COUNCILLORS took a stand for “common sense and good judgment” when they approved an application for a building conversion.
Despite concerns over appearance and location, members of the planning committee agreed that the workshop of Kirkby Lonsdale artist, Andrew Kay, could be converted and used as both workspace and dwelling.
Mr Kay, who often has to make journeys between his home and Beckside Barn, at Lupton, revealed his business could be greener and more productive if plans were approved.
He has also suffered thefts in recent years and, with hazardous materials and machinery kept in the workshop, it was feared the building left empty at night could prove dangerous.
The meeting heard that 18 letters of support had been received which praised Mr Kay’s contribution to the local economy.
Councillor David Ryder, on the planning committee, also hailed the employment and economic opportunities Mr Kay’s business has brought about.
He continued: “The only precedent we will set if we approve this application is that common sense and good judgment should take precedent over an exaggerated commitment to chocolate box prettiness.”
However, council planning officers recommended refusal, saying the barn, located 400m from a farm shop and tea rooms, was too isolated.
But the application was given the green light by South Lakeland District Council last Thursday, following earlier unanimous approval by Lupton Parish Council members.
Mr Kay told the Gazette: “After many years of struggle I am so pleased with the unanimous decision that SLDC's planning committee gave to convert part of my sculpture workshop into living accommodation.
"This is a true forward thinking approach that will allow me to sustain a small rural business for many years to come.
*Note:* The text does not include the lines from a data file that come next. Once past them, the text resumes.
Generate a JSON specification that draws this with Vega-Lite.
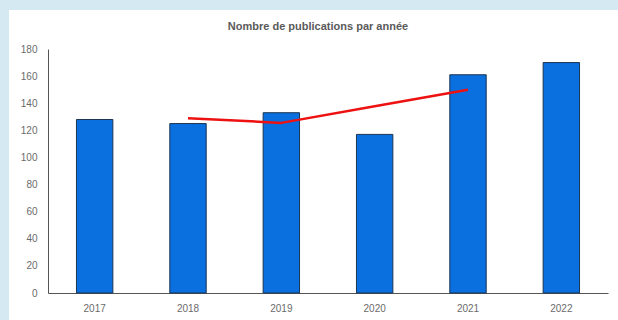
{
  "$schema": "https://vega.github.io/schema/vega-lite/v6.json",
  "autosize": "none",
  "width": 560,
  "height": 244,
  "padding": {"left": 48, "top": 49, "right": 10, "bottom": 27},
  "background": "#d4e9f2",
  "view": {"fill": "white", "stroke": "white", "strokeWidth": 78},
  "title": {
    "text": "Nombre de publications par année",
    "font": "Liberation Sans",
    "fontSize": 11,
    "fontWeight": "bold",
    "color": "#5a5a5a",
    "anchor": "middle",
    "dx": -10,
    "offset": 12
  },
  "config": {
    "font": "Liberation Sans",
    "axis": {
      "labelFont": "Liberation Sans",
      "labelFontSize": 10,
      "labelColor": "#6b6b6b",
      "domainColor": "#555555",
      "domainWidth": 1,
      "ticks": false,
      "grid": false,
      "title": null,
      "labelFlush": false
    }
  },
  "data": {
    "values": [
      {"year": "2017", "series": "publications", "value": 128},
      {"year": "2018", "series": "publications", "value": 125},
      {"year": "2019", "series": "publications", "value": 133},
      {"year": "2020", "series": "publications", "value": 117},
      {"year": "2021", "series": "publications", "value": 161},
      {"year": "2022", "series": "publications", "value": 170},
      {"year": "2018", "series": "moyenne", "value": 129},
      {"year": "2019", "series": "moyenne", "value": 125.5},
      {"year": "2020", "series": "moyenne", "value": 137.7},
      {"year": "2021", "series": "moyenne", "value": 150}
    ]
  },
  "encoding": {
    "x": {
      "field": "year",
      "type": "ordinal",
      "scale": {"paddingInner": 0.61, "paddingOuter": 0.305},
      "axis": {"labelAngle": 0, "labelPadding": 10}
    },
    "y": {
      "field": "value",
      "type": "quantitative",
      "scale": {"domain": [0, 180]},
      "axis": {
        "values": [0, 20, 40, 60, 80, 100, 120, 140, 160, 180],
        "labelPadding": 11,
        "labelOverlap": false,
        "labelBound": false
      }
    }
  },
  "layer": [
    {
      "transform": [{"filter": "datum.series == 'publications'"}],
      "mark": {"type": "bar", "color": "#0a6fdf", "stroke": "#1d3550", "strokeWidth": 1}
    },
    {
      "transform": [{"filter": "datum.series == 'moyenne'"}],
      "mark": {"type": "line", "color": "#ee1111", "strokeWidth": 2.5, "interpolate": "linear", "strokeJoin": "round"}
    }
  ]
}
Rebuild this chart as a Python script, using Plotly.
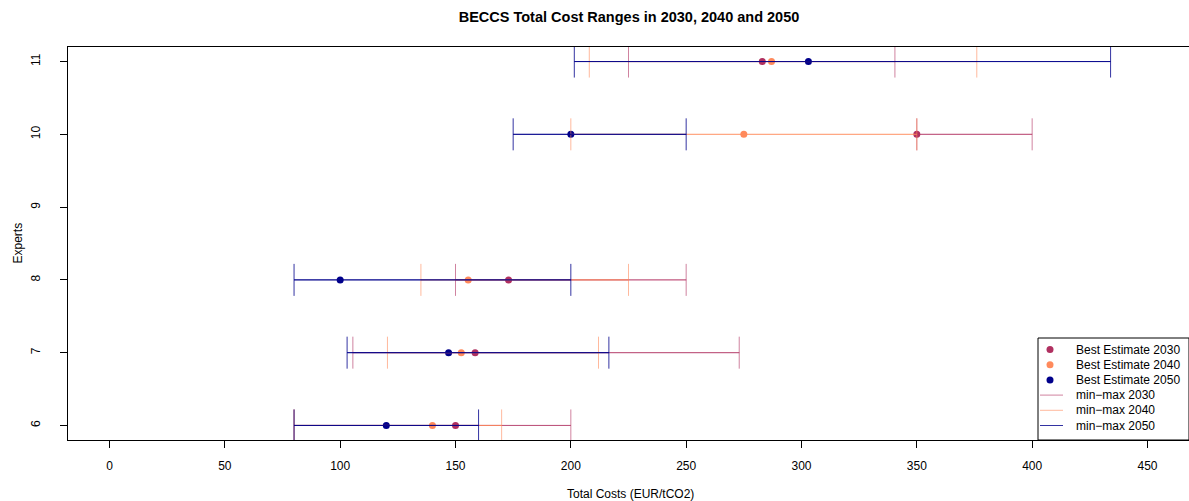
import plotly.graph_objects as go

# Expert ids shown on the y axis (expert 9 gave no BECCS estimate)
experts = [6, 7, 8, 10, 11]

# Total costs in EUR/tCO2 per expert: minimum, best estimate, maximum
min_2030 = [80, 105.5, 150, 350, 225]
best_2030 = [150, 158.5, 173, 350, 283]
max_2030 = [200, 273, 250, 400, 340.5]

min_2040 = [80, 120.5, 135, 200, 208]
best_2040 = [140, 152.5, 155.5, 275, 287]
max_2040 = [170, 212, 225, 350, 376]

min_2050 = [80, 103, 80, 175, 201.5]
best_2050 = [120, 147, 100, 200, 303]
max_2050 = [160, 216.5, 200, 250, 434]

x_ticks = [0, 50, 100, 150, 200, 250, 300, 350, 400, 450]
y_ticks = [6, 7, 8, 9, 10, 11]

legend_labels = ["Best Estimate 2030", "Best Estimate 2040", "Best Estimate 2050",
                 "min\u2212max 2030", "min\u2212max 2040", "min\u2212max 2050"]

COL_2030 = (176, 48, 96)
COL_2040 = (255, 138, 92)
COL_2050 = (0, 0, 139)
LINE_ALPHA = {2030: 0.6, 2040: 0.6, 2050: 0.8}

FONT = "Liberation Sans, Arial, Helvetica, sans-serif"


def rgb(c):
    return "rgb(%d,%d,%d)" % c


def rgba(c, a):
    return "rgba(%d,%d,%d,%.3f)" % (c[0], c[1], c[2], a)


series = [
    (2030, COL_2030, min_2030, best_2030, max_2030),
    (2040, COL_2040, min_2040, best_2040, max_2040),
    (2050, COL_2050, min_2050, best_2050, max_2050),
]

fig = go.Figure()

# best-estimate points first, ranges are drawn over them
for year, col, lo, best, hi in series:
    fig.add_trace(go.Scatter(
        x=best, y=experts, mode="markers",
        marker=dict(color=rgb(col), size=7, line=dict(width=0)),
        showlegend=False, hoverinfo="skip",
    ))

# min-max ranges: capped bars plus the shaft drawn once more
for year, col, lo, best, hi in series:
    a = LINE_ALPHA[year]
    fig.add_trace(go.Scatter(
        x=best, y=experts, mode="markers",
        marker=dict(size=1, opacity=0),
        error_x=dict(type="data", symmetric=False,
                     array=[h - b for h, b in zip(hi, best)],
                     arrayminus=[b - l for b, l in zip(best, lo)],
                     width=16, thickness=1, color=rgba(col, a)),
        showlegend=False, hoverinfo="skip",
    ))
    xs, ys = [], []
    for l, h, e in zip(lo, hi, experts):
        xs += [l, h, None]
        ys += [e, e, None]
    fig.add_trace(go.Scatter(
        x=xs, y=ys, mode="lines",
        line=dict(color=rgba(col, a), width=1),
        showlegend=False, hoverinfo="skip",
    ))

# figure geometry in pixels
W, H = 1189, 501
ML, MR, MT, MB = 68, 0, 47, 61
PW, PH = W - ML - MR, H - MT - MB


def px_x(p):
    return (p - ML) / PW


def px_y(p):
    return (H - MB - p) / PH


shapes = []
annotations = []

# legend box in the bottom-right corner
shapes.append(dict(type="rect", xref="paper", yref="paper",
                   x0=px_x(1038), x1=1.0, y0=0.0, y1=px_y(338),
                   fillcolor="white", line=dict(color="black", width=1),
                   layer="above"))
row_y = [349.5, 364.7, 379.9, 395.1, 410.3, 425.5]
colors = [COL_2030, COL_2040, COL_2050]
for i, (label, yy) in enumerate(zip(legend_labels, row_y)):
    if i < 3:
        r = 3.5
        shapes.append(dict(type="circle", xref="paper", yref="paper",
                           x0=px_x(1050 - r), x1=px_x(1050 + r),
                           y0=px_y(yy + r), y1=px_y(yy - r),
                           fillcolor=rgb(colors[i]), line=dict(width=0),
                           layer="above"))
    else:
        year = [2030, 2040, 2050][i - 3]
        shapes.append(dict(type="line", xref="paper", yref="paper",
                           x0=px_x(1040), x1=px_x(1063), y0=px_y(yy), y1=px_y(yy),
                           line=dict(color=rgba(colors[i - 3], LINE_ALPHA[year]), width=1),
                           layer="above"))
    annotations.append(dict(xref="paper", yref="paper", x=px_x(1074), y=px_y(yy),
                            xanchor="left", yanchor="middle", showarrow=False,
                            text=label, font=dict(family=FONT, size=12, color="black")))

# axis titles
annotations.append(dict(xref="paper", yref="paper", x=px_x(630), y=px_y(494),
                        xanchor="center", yanchor="middle", showarrow=False,
                        text="Total Costs (EUR/tCO2)",
                        font=dict(family=FONT, size=12, color="black")))
annotations.append(dict(xref="paper", yref="paper", x=px_x(17), y=0.5,
                        xanchor="center", yanchor="middle", showarrow=False,
                        textangle=-90, text="Experts",
                        font=dict(family=FONT, size=12, color="black")))

fig.update_layout(
    width=W, height=H,
    margin=dict(l=ML, r=MR, t=MT, b=MB, pad=0),
    paper_bgcolor="white", plot_bgcolor="white",
    showlegend=False,
    title=dict(text="<b>BECCS Total Cost Ranges in 2030, 2040 and 2050</b>",
               x=629 / W, xanchor="center",
               y=1 - 17 / H, yanchor="middle",
               font=dict(family=FONT, size=14.5, color="black")),
    xaxis=dict(range=[-18, 468], tickvals=x_ticks,
               ticktext=[str(v) for v in x_ticks],
               ticks="outside", ticklen=7, tickwidth=1, tickcolor="black",
               showline=True, mirror=True, linecolor="black", linewidth=1,
               showgrid=False, zeroline=False, ticklabelstandoff=8,
               tickfont=dict(family=FONT, size=12, color="black")),
    yaxis=dict(range=[5.8, 11.2], tickvals=y_ticks,
               ticktext=[str(v) for v in y_ticks], tickangle=-90,
               ticks="outside", ticklen=7, tickwidth=1, tickcolor="black",
               showline=True, mirror=True, linecolor="black", linewidth=1,
               showgrid=False, zeroline=False, ticklabelstandoff=15,
               tickfont=dict(family=FONT, size=12, color="black")),
    shapes=shapes,
    annotations=annotations,
)

fig.write_html("out.html")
“It is also a fine victory over stagnant, petty minded bureaucracy that, over the years has held back so many positive ideas that would help our rural communities to flourish."
Several councillors also argued that they should consider changing planning regulations in the New Year to make it easier for businesses such as Mr Kay’s to thrive.
Coun Mary Wilson said: “I would make a plan that in the new year we actually start to look at our policies, particularly the rural ones.”